More than 9 million Canadians live with diabetes.
It's a serious disease but with careful, lifelong management, doctors say suffers can live active lives.
One of those people is Ernie Whelan, a soldier with the Canadian Forces.
The search and rescue diver was diagnosed three years ago and is now fighting the disease and its misconceptions.
Precious time with family is what the 39 year old missed while trekking across Lake Winnipeg for a week.
It was a personal mission, since he was diagnosed with diabetes in 2007.
"To prove to the general public that diabetics are not condemned to a certain kind of life," said Whelan.
He's a paramedic, a soldier and most recently a diver for the Canadian Forces Search and Rescue Team, but three years ago that all changed.
"My vision started to blur and I have really good eyesight, and that kind of scared me," he recalled the first signs of diabetes.
He was diagnosed with type 2 diabetes and removed from his job as a SAR Tec.
"I wasn't allowed to fly, I wasn't allowed to dive, when I say dive I mean scuba dive, I wasn't allowed to jump out of the aircraft, I wasn't allowed to be an operational SAR Tec at that point, so from there I was behind a desk," Whelan said.
Losing his dream job gave Whelan the motivation to prove he can still do anything and hopefully change misconceptions about the disease.
"You ask five different people they'll give you five different reason what diabetes is and how it affects people and that's just because people in general are not educated on it," he said
So he took a week long trek across Lake Winnipeg to raise awareness and money for diabetes research.
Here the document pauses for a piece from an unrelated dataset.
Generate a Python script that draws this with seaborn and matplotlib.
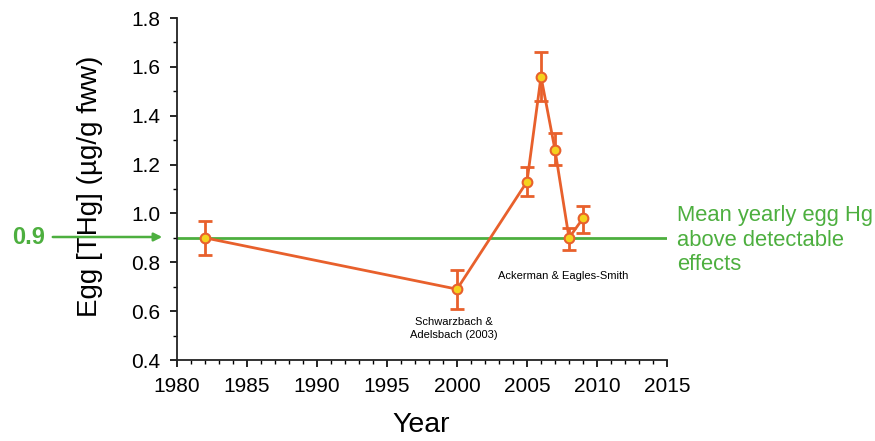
import matplotlib
matplotlib.use("Agg")
import matplotlib.pyplot as plt
from matplotlib.ticker import MultipleLocator
import seaborn as sns
import pandas as pd
import numpy as np

years = [1982, 2000, 2005, 2006, 2007, 2008, 2009]
thg = [0.90, 0.69, 1.13, 1.56, 1.26, 0.90, 0.98]
err_hi = [0.97, 0.77, 1.19, 1.66, 1.33, 0.94, 1.03]
err_lo = [0.83, 0.61, 1.07, 1.46, 1.20, 0.85, 0.92]
threshold = 0.9
xticks = [1980, 1985, 1990, 1995, 2000, 2005, 2010, 2015]
yticks = [0.4, 0.6, 0.8, 1.0, 1.2, 1.4, 1.6, 1.8]

df = pd.DataFrame({"Year": years, "THg": thg})

sns.set_style("ticks")
plt.rcParams['font.family'] = ['Liberation Sans', 'DejaVu Sans']
plt.rcParams['text.color'] = 'black'

W, H = 875, 441
fig = plt.figure(figsize=(8.75, 4.41), dpi=100)
ax = fig.add_axes([177 / W, 1 - 360 / H, 490 / W, 342 / H])

orange = "#E8602C"
green = "#4DAF3F"

ax.axhline(threshold, color=green, lw=2, zorder=1)

yerr = np.array([np.array(thg) - np.array(err_lo), np.array(err_hi) - np.array(thg)])
ax.errorbar(years, thg, yerr=yerr, fmt="none", ecolor=orange, elinewidth=2,
            capsize=5, capthick=2, zorder=2)
sns.lineplot(data=df, x="Year", y="THg", ax=ax, color=orange, lw=2,
             marker="o", markersize=7, markerfacecolor="#F5D21E",
             markeredgecolor=orange, markeredgewidth=1.5, zorder=3)

ax.set_xlim(1980, 2015)
ax.set_ylim(0.4, 1.8)
ax.set_xticks(xticks)
ax.set_yticks(yticks)
ax.set_yticklabels([f"{v:.1f}" for v in yticks])
ax.xaxis.set_minor_locator(MultipleLocator(1))
ax.yaxis.set_minor_locator(MultipleLocator(0.1))
ax.tick_params(axis="both", which="major", labelsize=15, direction="out", length=5,
               width=1.2, colors="black")
ax.tick_params(axis="x", which="major", pad=7)
ax.tick_params(axis="y", which="major", pad=7)
ax.tick_params(axis="both", which="minor", direction="out", length=3, width=1,
               colors="black")
for s in ["top", "right"]:
    ax.spines[s].set_visible(False)
for s in ["left", "bottom"]:
    ax.spines[s].set_linewidth(1.3)
    ax.spines[s].set_color("#222222")

ax.set_xlabel("Year", fontsize=20.5, color="black")
ax.set_ylabel("Egg [THg] (µg/g fww)", fontsize=20, color="black")
ax.xaxis.set_label_coords((421 - 177) / 490, -(425 - 360) / 342)
ax.yaxis.set_label_coords((90 - 177) / 490, (360 - 186) / 342)
ax.xaxis.label.set_va("center")
ax.yaxis.label.set_va("center")

ax.text(1999.8, 0.578, "Schwarzbach &\nAdelsbach (2003)", fontsize=8, ha="center", va="top",
        linespacing=1.4)
ax.text(2007.6, 0.744, "Ackerman & Eagles-Smith", fontsize=8, ha="center", va="center")

# 0.9 label with arrow outside the axes
yl = 1 - 237 / H
fig.text(29 / W, yl, "0.9", color=green, fontsize=17, fontweight="bold",
         ha="center", va="center")
ax.annotate("", xy=(165 / W, yl), xytext=(50 / W, yl),
            xycoords="figure fraction", textcoords="figure fraction",
            arrowprops=dict(arrowstyle="-|>", color=green, lw=1.8, mutation_scale=12))

fig.text(677 / W, 1 - 240 / H, "Mean yearly egg Hg\nabove detectable\neffects", color=green,
         fontsize=15.8, ha="left", va="center", linespacing=1.22)

fig.savefig("out.png", dpi=100)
He endured the elements and numerous challenges.
At one point, Whelan lost all communication, then his stoves broke but the - 40 degree weather was by far the toughest.
"You could see the shoreline disappear and after it disappeared I was engulfed into a white out condition to where I had no reference, I had no shoreline," recalled Whelan.
On the fifth day, with family and friends cheering him on, Whelan completed his mission.
"Diabetics can do just about anything that some one with no condition can do," he said.
Proving what he already knew, and now hoping others will believe the same.
Whelan raised more than $5,800 for the Diabetes Association. He plans to make the Gliding Thru Barriers trek an annual event and grow it to include other participants.